◆ COLLECTED DATA:
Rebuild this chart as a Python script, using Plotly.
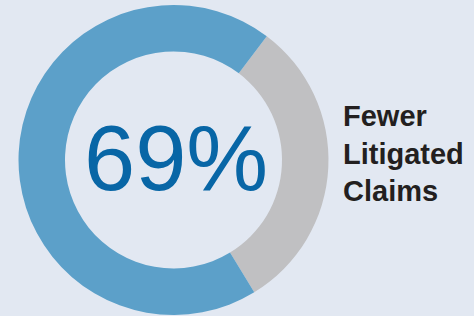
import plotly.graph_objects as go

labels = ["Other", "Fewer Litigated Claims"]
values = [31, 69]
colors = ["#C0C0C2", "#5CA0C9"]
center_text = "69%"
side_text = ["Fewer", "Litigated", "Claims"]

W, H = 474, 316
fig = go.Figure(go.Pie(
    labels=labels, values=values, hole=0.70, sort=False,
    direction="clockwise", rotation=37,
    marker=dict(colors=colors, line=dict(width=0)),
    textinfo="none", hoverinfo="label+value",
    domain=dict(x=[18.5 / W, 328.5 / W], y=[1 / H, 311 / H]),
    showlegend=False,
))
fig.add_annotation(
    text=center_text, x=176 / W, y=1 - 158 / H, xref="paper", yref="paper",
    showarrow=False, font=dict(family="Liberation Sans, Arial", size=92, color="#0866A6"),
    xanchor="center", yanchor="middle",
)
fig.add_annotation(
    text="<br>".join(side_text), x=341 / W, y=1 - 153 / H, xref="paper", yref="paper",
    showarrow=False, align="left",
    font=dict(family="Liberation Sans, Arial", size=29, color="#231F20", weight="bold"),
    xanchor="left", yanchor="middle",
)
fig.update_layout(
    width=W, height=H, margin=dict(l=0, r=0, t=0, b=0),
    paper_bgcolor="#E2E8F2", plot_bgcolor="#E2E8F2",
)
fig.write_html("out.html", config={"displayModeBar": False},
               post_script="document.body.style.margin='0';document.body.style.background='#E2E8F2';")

◆ YOUR TASK:
Go through the listing above and quote it exactly, apart from its images.

◆ SOLUTION TO THIS TASK:
Rebuild this chart as a Python script, using Plotly.
import plotly.graph_objects as go

labels = ["Other", "Fewer Litigated Claims"]
values = [31, 69]
colors = ["#C0C0C2", "#5CA0C9"]
center_text = "69%"
side_text = ["Fewer", "Litigated", "Claims"]

W, H = 474, 316
fig = go.Figure(go.Pie(
    labels=labels, values=values, hole=0.70, sort=False,
    direction="clockwise", rotation=37,
    marker=dict(colors=colors, line=dict(width=0)),
    textinfo="none", hoverinfo="label+value",
    domain=dict(x=[18.5 / W, 328.5 / W], y=[1 / H, 311 / H]),
    showlegend=False,
))
fig.add_annotation(
    text=center_text, x=176 / W, y=1 - 158 / H, xref="paper", yref="paper",
    showarrow=False, font=dict(family="Liberation Sans, Arial", size=92, color="#0866A6"),
    xanchor="center", yanchor="middle",
)
fig.add_annotation(
    text="<br>".join(side_text), x=341 / W, y=1 - 153 / H, xref="paper", yref="paper",
    showarrow=False, align="left",
    font=dict(family="Liberation Sans, Arial", size=29, color="#231F20", weight="bold"),
    xanchor="left", yanchor="middle",
)
fig.update_layout(
    width=W, height=H, margin=dict(l=0, r=0, t=0, b=0),
    paper_bgcolor="#E2E8F2", plot_bgcolor="#E2E8F2",
)
fig.write_html("out.html", config={"displayModeBar": False},
               post_script="document.body.style.margin='0';document.body.style.background='#E2E8F2';")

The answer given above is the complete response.